→ **Task instructions**
Check each line of the listing, and copy it if it contains the word "Generate".

→ **Record set**
====================

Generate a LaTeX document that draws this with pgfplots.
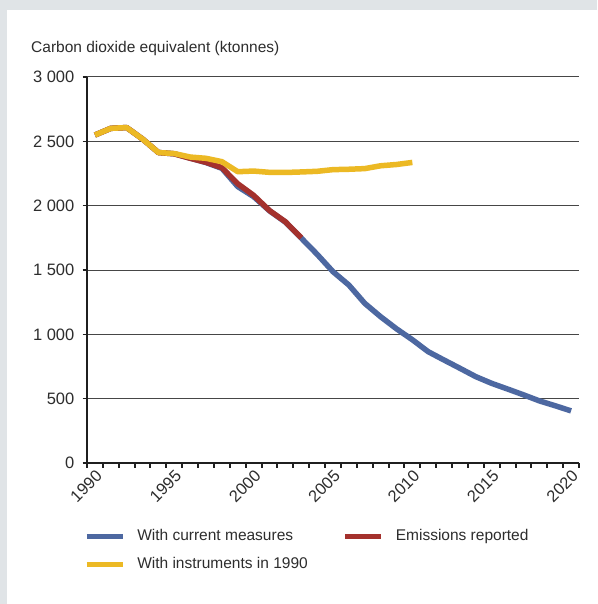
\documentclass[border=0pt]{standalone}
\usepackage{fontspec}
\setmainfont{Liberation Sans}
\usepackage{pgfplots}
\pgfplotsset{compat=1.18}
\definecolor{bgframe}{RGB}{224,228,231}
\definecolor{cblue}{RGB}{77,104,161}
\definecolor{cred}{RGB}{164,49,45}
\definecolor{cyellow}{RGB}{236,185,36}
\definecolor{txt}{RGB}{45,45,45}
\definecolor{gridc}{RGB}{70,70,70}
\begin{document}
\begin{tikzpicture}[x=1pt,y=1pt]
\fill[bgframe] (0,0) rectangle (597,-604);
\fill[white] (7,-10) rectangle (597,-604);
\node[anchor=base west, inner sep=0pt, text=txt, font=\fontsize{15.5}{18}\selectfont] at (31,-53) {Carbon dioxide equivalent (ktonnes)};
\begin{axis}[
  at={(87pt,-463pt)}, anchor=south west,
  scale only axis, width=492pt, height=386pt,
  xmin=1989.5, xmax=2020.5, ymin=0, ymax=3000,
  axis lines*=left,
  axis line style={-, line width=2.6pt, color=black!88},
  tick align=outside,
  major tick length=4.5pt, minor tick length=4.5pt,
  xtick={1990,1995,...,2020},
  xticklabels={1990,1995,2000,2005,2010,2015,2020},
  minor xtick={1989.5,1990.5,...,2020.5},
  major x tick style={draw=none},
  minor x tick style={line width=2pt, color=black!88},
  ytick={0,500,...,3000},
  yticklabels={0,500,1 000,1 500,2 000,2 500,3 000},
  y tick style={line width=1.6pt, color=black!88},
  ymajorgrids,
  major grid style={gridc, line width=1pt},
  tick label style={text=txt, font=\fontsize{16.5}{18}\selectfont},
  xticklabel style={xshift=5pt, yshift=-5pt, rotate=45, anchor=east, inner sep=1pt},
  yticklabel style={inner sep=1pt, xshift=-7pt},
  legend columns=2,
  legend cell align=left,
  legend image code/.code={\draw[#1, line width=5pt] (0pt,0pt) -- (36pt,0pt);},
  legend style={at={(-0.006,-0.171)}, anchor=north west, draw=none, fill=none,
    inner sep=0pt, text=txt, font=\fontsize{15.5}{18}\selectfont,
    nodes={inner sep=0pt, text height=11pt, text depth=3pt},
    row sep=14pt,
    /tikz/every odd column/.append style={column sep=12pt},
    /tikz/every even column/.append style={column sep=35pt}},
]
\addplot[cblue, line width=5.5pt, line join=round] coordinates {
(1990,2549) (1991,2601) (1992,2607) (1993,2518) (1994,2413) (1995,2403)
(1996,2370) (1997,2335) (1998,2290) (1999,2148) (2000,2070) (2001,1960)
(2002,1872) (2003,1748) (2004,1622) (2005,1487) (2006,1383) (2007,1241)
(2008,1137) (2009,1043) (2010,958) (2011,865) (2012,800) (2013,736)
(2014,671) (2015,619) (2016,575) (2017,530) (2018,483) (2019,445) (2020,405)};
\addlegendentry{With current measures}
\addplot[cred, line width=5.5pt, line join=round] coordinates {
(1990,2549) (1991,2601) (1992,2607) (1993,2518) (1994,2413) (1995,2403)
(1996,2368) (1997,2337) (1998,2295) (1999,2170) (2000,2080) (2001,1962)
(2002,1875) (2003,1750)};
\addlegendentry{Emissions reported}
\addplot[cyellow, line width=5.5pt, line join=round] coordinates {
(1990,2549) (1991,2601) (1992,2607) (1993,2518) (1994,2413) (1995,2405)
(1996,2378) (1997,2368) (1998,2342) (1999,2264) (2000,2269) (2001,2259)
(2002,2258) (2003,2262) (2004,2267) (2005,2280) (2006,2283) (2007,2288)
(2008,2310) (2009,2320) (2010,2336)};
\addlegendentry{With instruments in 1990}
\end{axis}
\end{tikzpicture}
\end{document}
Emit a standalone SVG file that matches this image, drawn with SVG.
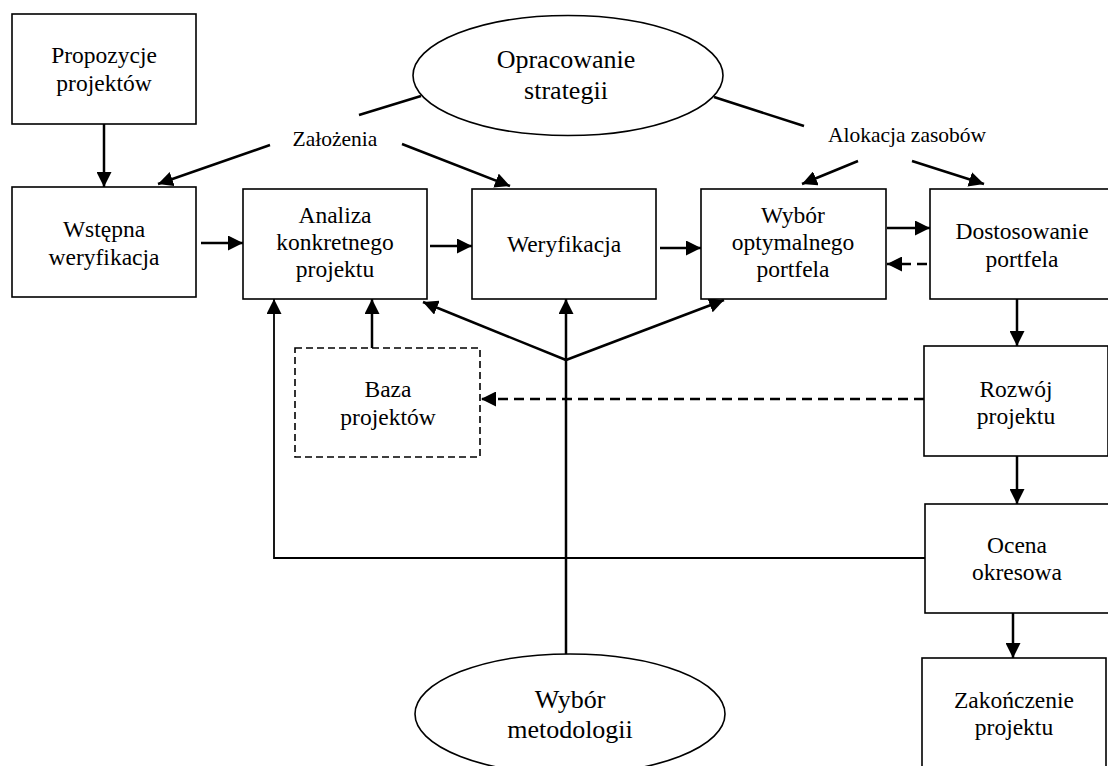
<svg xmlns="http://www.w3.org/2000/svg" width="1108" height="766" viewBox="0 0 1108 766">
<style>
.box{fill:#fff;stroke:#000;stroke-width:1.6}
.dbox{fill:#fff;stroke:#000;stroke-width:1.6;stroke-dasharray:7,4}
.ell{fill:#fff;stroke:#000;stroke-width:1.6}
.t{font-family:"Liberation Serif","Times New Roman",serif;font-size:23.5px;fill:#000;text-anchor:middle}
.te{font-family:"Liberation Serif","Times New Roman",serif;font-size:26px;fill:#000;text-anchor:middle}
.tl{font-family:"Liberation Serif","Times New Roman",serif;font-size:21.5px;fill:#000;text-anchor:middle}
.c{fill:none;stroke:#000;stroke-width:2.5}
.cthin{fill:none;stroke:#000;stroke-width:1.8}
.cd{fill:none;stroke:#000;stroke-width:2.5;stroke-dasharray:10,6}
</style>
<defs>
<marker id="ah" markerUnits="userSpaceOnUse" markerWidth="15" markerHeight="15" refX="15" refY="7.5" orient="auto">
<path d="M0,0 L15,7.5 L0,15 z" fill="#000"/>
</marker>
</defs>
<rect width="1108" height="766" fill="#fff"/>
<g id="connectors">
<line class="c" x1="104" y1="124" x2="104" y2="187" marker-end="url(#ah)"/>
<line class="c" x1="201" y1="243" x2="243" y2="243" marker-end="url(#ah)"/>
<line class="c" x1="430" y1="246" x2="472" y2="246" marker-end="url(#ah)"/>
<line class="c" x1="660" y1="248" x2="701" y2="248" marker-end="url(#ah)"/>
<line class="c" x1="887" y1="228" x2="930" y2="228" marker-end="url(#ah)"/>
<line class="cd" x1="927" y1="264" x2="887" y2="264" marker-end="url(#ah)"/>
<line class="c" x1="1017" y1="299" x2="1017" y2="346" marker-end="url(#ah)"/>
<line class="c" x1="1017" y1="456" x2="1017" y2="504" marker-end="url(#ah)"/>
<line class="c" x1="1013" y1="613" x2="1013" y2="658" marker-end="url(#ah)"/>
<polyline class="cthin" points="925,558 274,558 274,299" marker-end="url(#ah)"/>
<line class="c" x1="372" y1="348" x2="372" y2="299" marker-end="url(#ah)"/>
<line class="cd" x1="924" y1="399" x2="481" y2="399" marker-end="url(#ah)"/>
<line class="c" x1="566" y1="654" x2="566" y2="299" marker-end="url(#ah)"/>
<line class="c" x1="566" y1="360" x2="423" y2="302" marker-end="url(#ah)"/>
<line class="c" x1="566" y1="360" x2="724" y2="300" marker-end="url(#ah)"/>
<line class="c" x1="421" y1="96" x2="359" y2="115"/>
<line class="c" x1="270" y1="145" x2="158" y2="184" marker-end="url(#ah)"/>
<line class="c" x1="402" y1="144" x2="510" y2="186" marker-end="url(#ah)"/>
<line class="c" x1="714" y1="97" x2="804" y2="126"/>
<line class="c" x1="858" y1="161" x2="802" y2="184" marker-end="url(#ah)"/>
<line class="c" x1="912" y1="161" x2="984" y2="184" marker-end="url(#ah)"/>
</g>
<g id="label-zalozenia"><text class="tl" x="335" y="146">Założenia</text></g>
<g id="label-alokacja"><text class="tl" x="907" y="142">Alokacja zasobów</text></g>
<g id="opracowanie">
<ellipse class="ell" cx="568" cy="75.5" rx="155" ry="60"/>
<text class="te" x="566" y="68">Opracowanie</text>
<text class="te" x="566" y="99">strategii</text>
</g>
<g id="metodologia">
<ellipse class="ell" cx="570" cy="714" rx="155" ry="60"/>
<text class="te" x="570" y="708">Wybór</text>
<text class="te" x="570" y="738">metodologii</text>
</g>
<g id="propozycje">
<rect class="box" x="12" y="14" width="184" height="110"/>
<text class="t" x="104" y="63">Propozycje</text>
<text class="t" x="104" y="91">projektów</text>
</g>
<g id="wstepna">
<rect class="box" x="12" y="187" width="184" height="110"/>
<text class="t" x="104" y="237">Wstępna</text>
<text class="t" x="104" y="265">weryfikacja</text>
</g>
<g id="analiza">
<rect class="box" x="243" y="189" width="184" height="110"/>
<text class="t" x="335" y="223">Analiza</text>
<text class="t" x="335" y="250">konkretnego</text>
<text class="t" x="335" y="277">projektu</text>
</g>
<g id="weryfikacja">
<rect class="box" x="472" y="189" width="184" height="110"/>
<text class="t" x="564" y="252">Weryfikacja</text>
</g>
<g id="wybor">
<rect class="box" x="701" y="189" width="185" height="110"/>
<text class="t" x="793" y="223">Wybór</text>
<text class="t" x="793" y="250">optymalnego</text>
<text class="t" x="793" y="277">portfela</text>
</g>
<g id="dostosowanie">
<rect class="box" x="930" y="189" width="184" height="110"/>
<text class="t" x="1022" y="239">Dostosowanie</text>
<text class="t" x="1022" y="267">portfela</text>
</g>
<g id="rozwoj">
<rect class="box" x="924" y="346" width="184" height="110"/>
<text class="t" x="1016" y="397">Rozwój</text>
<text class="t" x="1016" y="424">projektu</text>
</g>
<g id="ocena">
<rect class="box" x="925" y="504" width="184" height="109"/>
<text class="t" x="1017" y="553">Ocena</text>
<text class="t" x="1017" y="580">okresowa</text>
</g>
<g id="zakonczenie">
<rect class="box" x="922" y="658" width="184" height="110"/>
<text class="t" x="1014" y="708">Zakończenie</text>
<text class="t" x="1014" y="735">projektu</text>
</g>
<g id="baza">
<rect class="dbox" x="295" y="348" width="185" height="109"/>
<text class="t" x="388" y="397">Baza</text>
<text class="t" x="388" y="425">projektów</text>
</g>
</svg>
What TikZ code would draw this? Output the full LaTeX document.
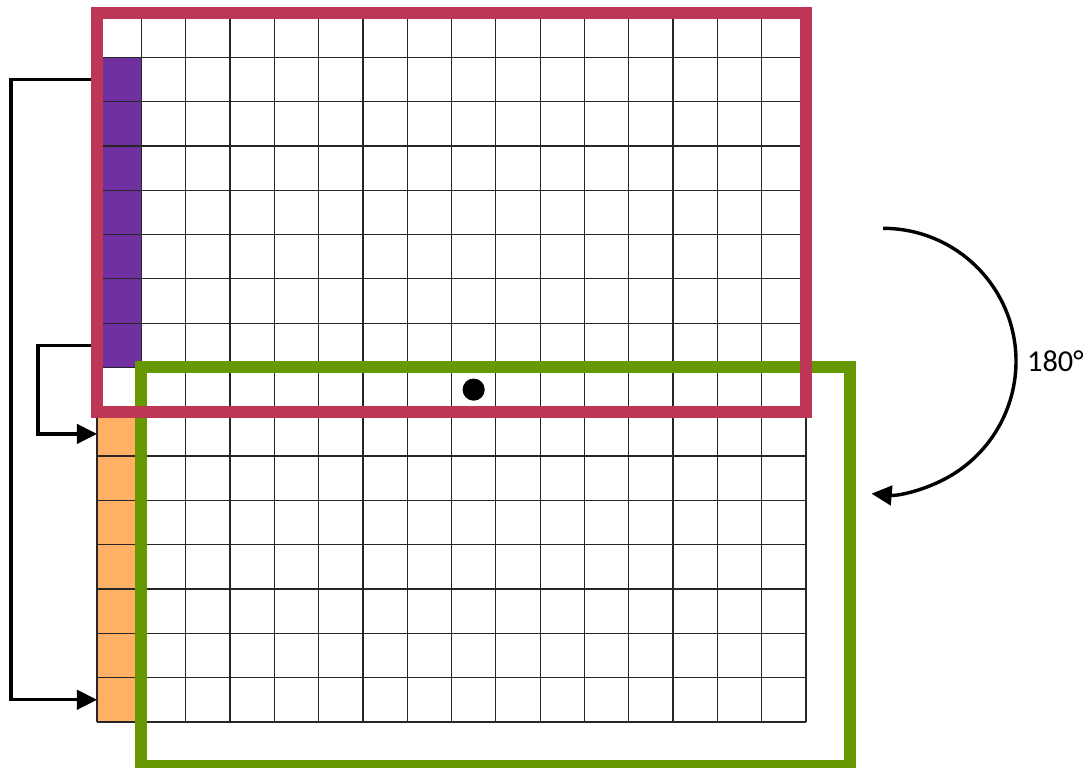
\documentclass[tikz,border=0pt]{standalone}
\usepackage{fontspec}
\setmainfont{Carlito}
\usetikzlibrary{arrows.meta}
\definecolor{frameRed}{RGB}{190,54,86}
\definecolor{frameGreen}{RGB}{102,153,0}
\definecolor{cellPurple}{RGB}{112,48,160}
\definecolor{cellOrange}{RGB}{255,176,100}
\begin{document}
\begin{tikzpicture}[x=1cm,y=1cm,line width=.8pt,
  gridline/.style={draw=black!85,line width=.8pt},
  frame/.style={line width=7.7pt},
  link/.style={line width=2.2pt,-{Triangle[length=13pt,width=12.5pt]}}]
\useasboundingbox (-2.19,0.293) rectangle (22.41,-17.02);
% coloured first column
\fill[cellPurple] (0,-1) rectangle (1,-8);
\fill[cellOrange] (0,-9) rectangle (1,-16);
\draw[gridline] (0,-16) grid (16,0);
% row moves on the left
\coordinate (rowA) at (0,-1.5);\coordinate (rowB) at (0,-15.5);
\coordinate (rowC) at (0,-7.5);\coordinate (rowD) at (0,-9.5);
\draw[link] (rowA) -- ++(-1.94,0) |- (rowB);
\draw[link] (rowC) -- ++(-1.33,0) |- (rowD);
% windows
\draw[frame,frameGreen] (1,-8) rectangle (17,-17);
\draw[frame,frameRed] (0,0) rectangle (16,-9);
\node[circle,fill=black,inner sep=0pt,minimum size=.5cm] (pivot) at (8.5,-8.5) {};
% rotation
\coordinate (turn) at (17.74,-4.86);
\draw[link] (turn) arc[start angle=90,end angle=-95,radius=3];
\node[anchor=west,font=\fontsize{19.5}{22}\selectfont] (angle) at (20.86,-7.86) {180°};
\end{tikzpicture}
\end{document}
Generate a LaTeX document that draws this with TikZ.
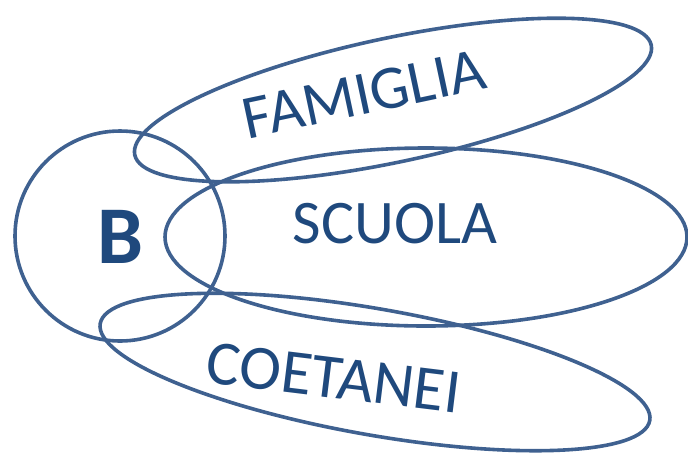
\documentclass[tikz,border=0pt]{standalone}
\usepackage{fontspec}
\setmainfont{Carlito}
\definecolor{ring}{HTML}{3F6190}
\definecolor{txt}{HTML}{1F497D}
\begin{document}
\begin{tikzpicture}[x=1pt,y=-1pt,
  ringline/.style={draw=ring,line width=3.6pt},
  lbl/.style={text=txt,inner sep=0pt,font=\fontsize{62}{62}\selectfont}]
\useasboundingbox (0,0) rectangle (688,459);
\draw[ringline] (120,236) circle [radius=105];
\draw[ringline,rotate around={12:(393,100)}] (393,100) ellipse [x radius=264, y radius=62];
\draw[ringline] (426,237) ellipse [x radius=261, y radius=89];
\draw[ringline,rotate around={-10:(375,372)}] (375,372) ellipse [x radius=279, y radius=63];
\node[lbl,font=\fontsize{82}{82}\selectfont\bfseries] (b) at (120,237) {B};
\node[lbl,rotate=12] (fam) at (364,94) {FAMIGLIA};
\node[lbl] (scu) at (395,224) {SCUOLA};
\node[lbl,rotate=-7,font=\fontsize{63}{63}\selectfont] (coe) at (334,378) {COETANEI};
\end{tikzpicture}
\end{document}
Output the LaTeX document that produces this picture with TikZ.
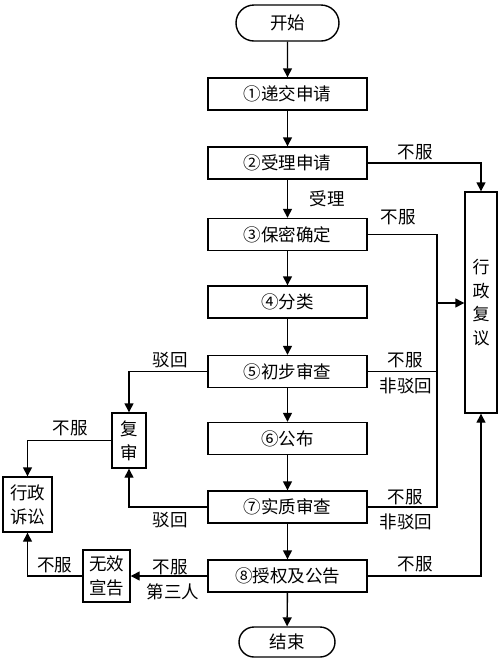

====================

→ **Written response**
Generate a LaTeX document that draws this with pgfplots.
Generate a LaTeX document that draws this with TikZ.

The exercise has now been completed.